Problem
Transcribe the whole listing without a single picture.

··· Data to process ···

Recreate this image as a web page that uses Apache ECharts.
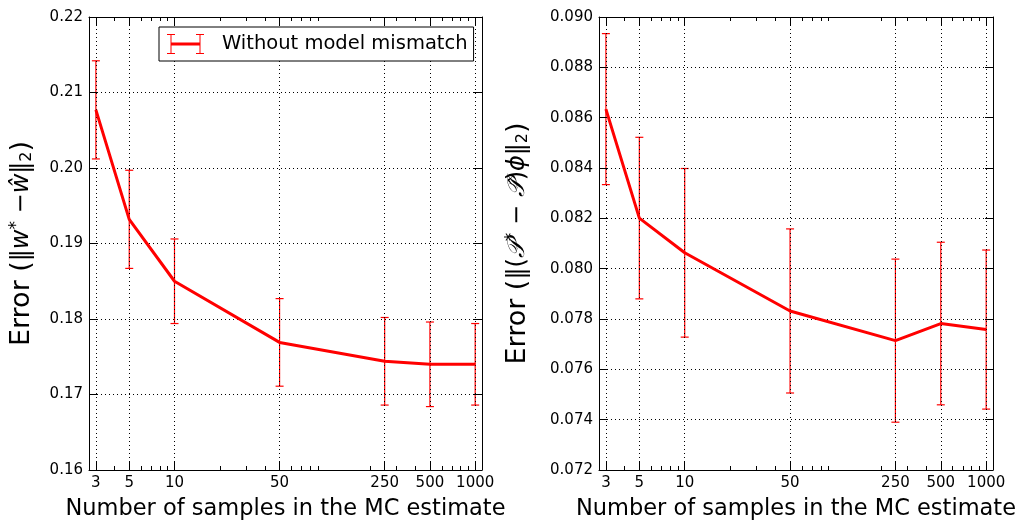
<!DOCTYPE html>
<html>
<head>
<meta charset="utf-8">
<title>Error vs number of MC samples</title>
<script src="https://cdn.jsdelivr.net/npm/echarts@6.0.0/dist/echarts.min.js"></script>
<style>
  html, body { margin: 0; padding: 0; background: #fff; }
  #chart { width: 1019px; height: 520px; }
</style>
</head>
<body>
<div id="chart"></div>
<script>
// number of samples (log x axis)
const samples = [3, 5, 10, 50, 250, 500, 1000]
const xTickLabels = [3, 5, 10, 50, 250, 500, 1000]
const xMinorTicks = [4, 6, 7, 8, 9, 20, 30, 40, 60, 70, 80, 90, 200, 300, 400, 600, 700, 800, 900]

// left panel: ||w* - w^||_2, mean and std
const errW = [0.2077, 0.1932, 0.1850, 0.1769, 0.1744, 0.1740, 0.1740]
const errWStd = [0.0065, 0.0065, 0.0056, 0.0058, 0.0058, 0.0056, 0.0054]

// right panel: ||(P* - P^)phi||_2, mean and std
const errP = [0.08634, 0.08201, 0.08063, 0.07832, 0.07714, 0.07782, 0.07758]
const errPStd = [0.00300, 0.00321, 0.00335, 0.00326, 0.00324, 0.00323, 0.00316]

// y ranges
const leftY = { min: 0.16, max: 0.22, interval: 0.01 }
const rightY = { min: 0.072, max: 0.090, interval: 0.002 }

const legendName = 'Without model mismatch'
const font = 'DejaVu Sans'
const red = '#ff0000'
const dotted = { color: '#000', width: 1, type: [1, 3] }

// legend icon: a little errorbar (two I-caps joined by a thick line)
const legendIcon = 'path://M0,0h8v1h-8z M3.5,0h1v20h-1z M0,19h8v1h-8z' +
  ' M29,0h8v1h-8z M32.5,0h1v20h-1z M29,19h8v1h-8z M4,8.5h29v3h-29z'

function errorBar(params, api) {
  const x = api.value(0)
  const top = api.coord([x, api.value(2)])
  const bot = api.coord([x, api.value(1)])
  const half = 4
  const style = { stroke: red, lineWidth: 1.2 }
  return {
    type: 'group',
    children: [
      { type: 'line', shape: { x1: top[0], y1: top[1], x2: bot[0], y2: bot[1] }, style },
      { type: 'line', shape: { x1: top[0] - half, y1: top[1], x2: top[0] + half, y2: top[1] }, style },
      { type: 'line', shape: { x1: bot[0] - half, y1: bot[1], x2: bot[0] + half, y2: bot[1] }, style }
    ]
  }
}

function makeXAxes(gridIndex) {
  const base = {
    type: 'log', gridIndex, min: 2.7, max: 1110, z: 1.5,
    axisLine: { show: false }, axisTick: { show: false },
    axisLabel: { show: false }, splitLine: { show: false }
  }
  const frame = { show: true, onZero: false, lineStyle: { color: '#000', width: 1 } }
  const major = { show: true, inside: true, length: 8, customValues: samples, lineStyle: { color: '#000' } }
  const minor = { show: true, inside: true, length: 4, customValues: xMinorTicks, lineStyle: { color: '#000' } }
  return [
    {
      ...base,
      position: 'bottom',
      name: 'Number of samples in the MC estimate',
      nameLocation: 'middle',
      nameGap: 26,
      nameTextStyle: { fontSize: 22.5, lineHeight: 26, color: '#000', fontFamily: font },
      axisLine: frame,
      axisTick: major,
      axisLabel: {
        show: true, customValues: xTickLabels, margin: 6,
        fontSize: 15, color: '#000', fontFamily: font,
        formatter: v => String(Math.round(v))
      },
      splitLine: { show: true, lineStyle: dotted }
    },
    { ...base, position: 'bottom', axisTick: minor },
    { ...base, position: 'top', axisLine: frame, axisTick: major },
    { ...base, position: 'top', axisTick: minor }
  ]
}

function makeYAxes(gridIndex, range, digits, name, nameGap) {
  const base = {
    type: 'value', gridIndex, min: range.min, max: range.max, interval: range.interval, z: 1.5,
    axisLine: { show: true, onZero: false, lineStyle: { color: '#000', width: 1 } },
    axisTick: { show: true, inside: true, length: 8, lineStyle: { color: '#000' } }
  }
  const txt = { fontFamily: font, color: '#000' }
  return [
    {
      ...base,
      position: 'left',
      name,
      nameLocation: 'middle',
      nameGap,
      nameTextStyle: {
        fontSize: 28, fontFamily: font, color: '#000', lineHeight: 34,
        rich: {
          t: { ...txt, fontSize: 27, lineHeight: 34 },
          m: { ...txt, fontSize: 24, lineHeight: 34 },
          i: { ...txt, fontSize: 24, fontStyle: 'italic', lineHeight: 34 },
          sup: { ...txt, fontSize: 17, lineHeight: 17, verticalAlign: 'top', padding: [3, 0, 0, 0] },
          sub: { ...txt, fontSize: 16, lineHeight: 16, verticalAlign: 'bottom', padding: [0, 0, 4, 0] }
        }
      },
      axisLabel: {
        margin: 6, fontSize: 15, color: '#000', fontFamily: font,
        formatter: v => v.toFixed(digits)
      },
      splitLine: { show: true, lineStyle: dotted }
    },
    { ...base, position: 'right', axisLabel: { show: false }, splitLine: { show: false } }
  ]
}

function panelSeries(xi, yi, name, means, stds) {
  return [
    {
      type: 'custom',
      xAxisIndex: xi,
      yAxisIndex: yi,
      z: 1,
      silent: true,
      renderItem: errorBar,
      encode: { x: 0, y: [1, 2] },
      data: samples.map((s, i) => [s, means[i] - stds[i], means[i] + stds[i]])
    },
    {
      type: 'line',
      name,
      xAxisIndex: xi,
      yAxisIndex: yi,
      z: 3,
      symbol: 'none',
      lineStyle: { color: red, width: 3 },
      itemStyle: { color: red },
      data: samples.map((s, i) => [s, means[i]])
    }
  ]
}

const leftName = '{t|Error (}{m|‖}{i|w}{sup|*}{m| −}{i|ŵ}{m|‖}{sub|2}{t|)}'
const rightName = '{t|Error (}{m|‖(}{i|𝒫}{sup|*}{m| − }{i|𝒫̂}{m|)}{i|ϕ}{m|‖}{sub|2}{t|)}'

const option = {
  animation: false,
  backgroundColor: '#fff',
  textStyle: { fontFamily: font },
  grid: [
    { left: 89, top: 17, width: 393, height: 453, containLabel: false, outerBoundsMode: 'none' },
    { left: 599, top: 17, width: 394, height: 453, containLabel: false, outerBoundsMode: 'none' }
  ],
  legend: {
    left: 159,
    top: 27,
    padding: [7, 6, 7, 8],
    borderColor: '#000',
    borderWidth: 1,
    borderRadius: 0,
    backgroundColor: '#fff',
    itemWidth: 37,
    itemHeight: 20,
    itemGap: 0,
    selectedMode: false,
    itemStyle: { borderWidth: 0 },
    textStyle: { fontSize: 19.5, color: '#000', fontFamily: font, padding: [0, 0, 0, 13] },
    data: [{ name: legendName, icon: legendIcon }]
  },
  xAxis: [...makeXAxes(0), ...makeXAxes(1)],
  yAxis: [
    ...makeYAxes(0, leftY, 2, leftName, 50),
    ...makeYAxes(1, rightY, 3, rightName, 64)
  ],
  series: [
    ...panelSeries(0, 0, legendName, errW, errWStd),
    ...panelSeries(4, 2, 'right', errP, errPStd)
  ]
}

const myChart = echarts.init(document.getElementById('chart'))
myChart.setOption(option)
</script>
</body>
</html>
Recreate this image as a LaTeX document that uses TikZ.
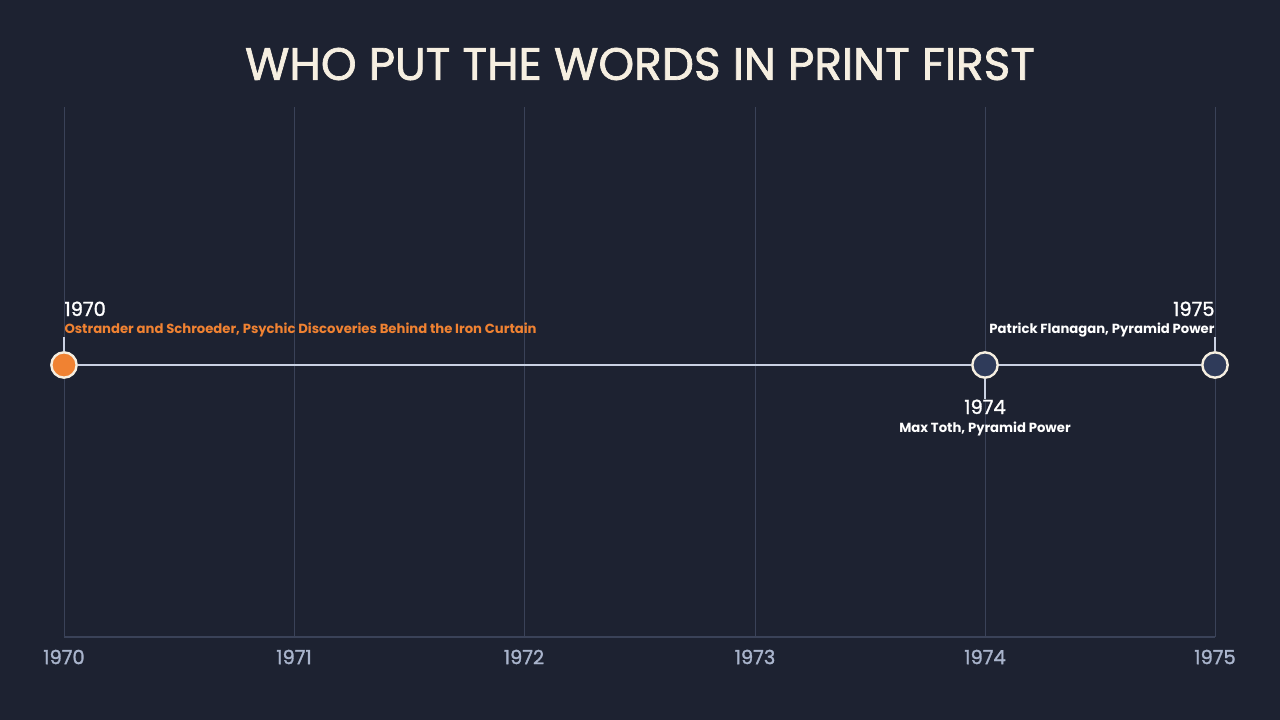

···

Correct result
Recreate this image as a web page that uses Apache ECharts.
<!DOCTYPE html>
<html>
<head>
<meta charset="utf-8">
<title>Error vs number of MC samples</title>
<script src="https://cdn.jsdelivr.net/npm/echarts@6.0.0/dist/echarts.min.js"></script>
<style>
  html, body { margin: 0; padding: 0; background: #fff; }
  #chart { width: 1019px; height: 520px; }
</style>
</head>
<body>
<div id="chart"></div>
<script>
// number of samples (log x axis)
const samples = [3, 5, 10, 50, 250, 500, 1000]
const xTickLabels = [3, 5, 10, 50, 250, 500, 1000]
const xMinorTicks = [4, 6, 7, 8, 9, 20, 30, 40, 60, 70, 80, 90, 200, 300, 400, 600, 700, 800, 900]

// left panel: ||w* - w^||_2, mean and std
const errW = [0.2077, 0.1932, 0.1850, 0.1769, 0.1744, 0.1740, 0.1740]
const errWStd = [0.0065, 0.0065, 0.0056, 0.0058, 0.0058, 0.0056, 0.0054]

// right panel: ||(P* - P^)phi||_2, mean and std
const errP = [0.08634, 0.08201, 0.08063, 0.07832, 0.07714, 0.07782, 0.07758]
const errPStd = [0.00300, 0.00321, 0.00335, 0.00326, 0.00324, 0.00323, 0.00316]

// y ranges
const leftY = { min: 0.16, max: 0.22, interval: 0.01 }
const rightY = { min: 0.072, max: 0.090, interval: 0.002 }

const legendName = 'Without model mismatch'
const font = 'DejaVu Sans'
const red = '#ff0000'
const dotted = { color: '#000', width: 1, type: [1, 3] }

// legend icon: a little errorbar (two I-caps joined by a thick line)
const legendIcon = 'path://M0,0h8v1h-8z M3.5,0h1v20h-1z M0,19h8v1h-8z' +
  ' M29,0h8v1h-8z M32.5,0h1v20h-1z M29,19h8v1h-8z M4,8.5h29v3h-29z'

function errorBar(params, api) {
  const x = api.value(0)
  const top = api.coord([x, api.value(2)])
  const bot = api.coord([x, api.value(1)])
  const half = 4
  const style = { stroke: red, lineWidth: 1.2 }
  return {
    type: 'group',
    children: [
      { type: 'line', shape: { x1: top[0], y1: top[1], x2: bot[0], y2: bot[1] }, style },
      { type: 'line', shape: { x1: top[0] - half, y1: top[1], x2: top[0] + half, y2: top[1] }, style },
      { type: 'line', shape: { x1: bot[0] - half, y1: bot[1], x2: bot[0] + half, y2: bot[1] }, style }
    ]
  }
}

function makeXAxes(gridIndex) {
  const base = {
    type: 'log', gridIndex, min: 2.7, max: 1110, z: 1.5,
    axisLine: { show: false }, axisTick: { show: false },
    axisLabel: { show: false }, splitLine: { show: false }
  }
  const frame = { show: true, onZero: false, lineStyle: { color: '#000', width: 1 } }
  const major = { show: true, inside: true, length: 8, customValues: samples, lineStyle: { color: '#000' } }
  const minor = { show: true, inside: true, length: 4, customValues: xMinorTicks, lineStyle: { color: '#000' } }
  return [
    {
      ...base,
      position: 'bottom',
      name: 'Number of samples in the MC estimate',
      nameLocation: 'middle',
      nameGap: 26,
      nameTextStyle: { fontSize: 22.5, lineHeight: 26, color: '#000', fontFamily: font },
      axisLine: frame,
      axisTick: major,
      axisLabel: {
        show: true, customValues: xTickLabels, margin: 6,
        fontSize: 15, color: '#000', fontFamily: font,
        formatter: v => String(Math.round(v))
      },
      splitLine: { show: true, lineStyle: dotted }
    },
    { ...base, position: 'bottom', axisTick: minor },
    { ...base, position: 'top', axisLine: frame, axisTick: major },
    { ...base, position: 'top', axisTick: minor }
  ]
}

function makeYAxes(gridIndex, range, digits, name, nameGap) {
  const base = {
    type: 'value', gridIndex, min: range.min, max: range.max, interval: range.interval, z: 1.5,
    axisLine: { show: true, onZero: false, lineStyle: { color: '#000', width: 1 } },
    axisTick: { show: true, inside: true, length: 8, lineStyle: { color: '#000' } }
  }
  const txt = { fontFamily: font, color: '#000' }
  return [
    {
      ...base,
      position: 'left',
      name,
      nameLocation: 'middle',
      nameGap,
      nameTextStyle: {
        fontSize: 28, fontFamily: font, color: '#000', lineHeight: 34,
        rich: {
          t: { ...txt, fontSize: 27, lineHeight: 34 },
          m: { ...txt, fontSize: 24, lineHeight: 34 },
          i: { ...txt, fontSize: 24, fontStyle: 'italic', lineHeight: 34 },
          sup: { ...txt, fontSize: 17, lineHeight: 17, verticalAlign: 'top', padding: [3, 0, 0, 0] },
          sub: { ...txt, fontSize: 16, lineHeight: 16, verticalAlign: 'bottom', padding: [0, 0, 4, 0] }
        }
      },
      axisLabel: {
        margin: 6, fontSize: 15, color: '#000', fontFamily: font,
        formatter: v => v.toFixed(digits)
      },
      splitLine: { show: true, lineStyle: dotted }
    },
    { ...base, position: 'right', axisLabel: { show: false }, splitLine: { show: false } }
  ]
}

function panelSeries(xi, yi, name, means, stds) {
  return [
    {
      type: 'custom',
      xAxisIndex: xi,
      yAxisIndex: yi,
      z: 1,
      silent: true,
      renderItem: errorBar,
      encode: { x: 0, y: [1, 2] },
      data: samples.map((s, i) => [s, means[i] - stds[i], means[i] + stds[i]])
    },
    {
      type: 'line',
      name,
      xAxisIndex: xi,
      yAxisIndex: yi,
      z: 3,
      symbol: 'none',
      lineStyle: { color: red, width: 3 },
      itemStyle: { color: red },
      data: samples.map((s, i) => [s, means[i]])
    }
  ]
}

const leftName = '{t|Error (}{m|‖}{i|w}{sup|*}{m| −}{i|ŵ}{m|‖}{sub|2}{t|)}'
const rightName = '{t|Error (}{m|‖(}{i|𝒫}{sup|*}{m| − }{i|𝒫̂}{m|)}{i|ϕ}{m|‖}{sub|2}{t|)}'

const option = {
  animation: false,
  backgroundColor: '#fff',
  textStyle: { fontFamily: font },
  grid: [
    { left: 89, top: 17, width: 393, height: 453, containLabel: false, outerBoundsMode: 'none' },
    { left: 599, top: 17, width: 394, height: 453, containLabel: false, outerBoundsMode: 'none' }
  ],
  legend: {
    left: 159,
    top: 27,
    padding: [7, 6, 7, 8],
    borderColor: '#000',
    borderWidth: 1,
    borderRadius: 0,
    backgroundColor: '#fff',
    itemWidth: 37,
    itemHeight: 20,
    itemGap: 0,
    selectedMode: false,
    itemStyle: { borderWidth: 0 },
    textStyle: { fontSize: 19.5, color: '#000', fontFamily: font, padding: [0, 0, 0, 13] },
    data: [{ name: legendName, icon: legendIcon }]
  },
  xAxis: [...makeXAxes(0), ...makeXAxes(1)],
  yAxis: [
    ...makeYAxes(0, leftY, 2, leftName, 50),
    ...makeYAxes(1, rightY, 3, rightName, 64)
  ],
  series: [
    ...panelSeries(0, 0, legendName, errW, errWStd),
    ...panelSeries(4, 2, 'right', errP, errPStd)
  ]
}

const myChart = echarts.init(document.getElementById('chart'))
myChart.setOption(option)
</script>
</body>
</html>
Recreate this image as a LaTeX document that uses TikZ.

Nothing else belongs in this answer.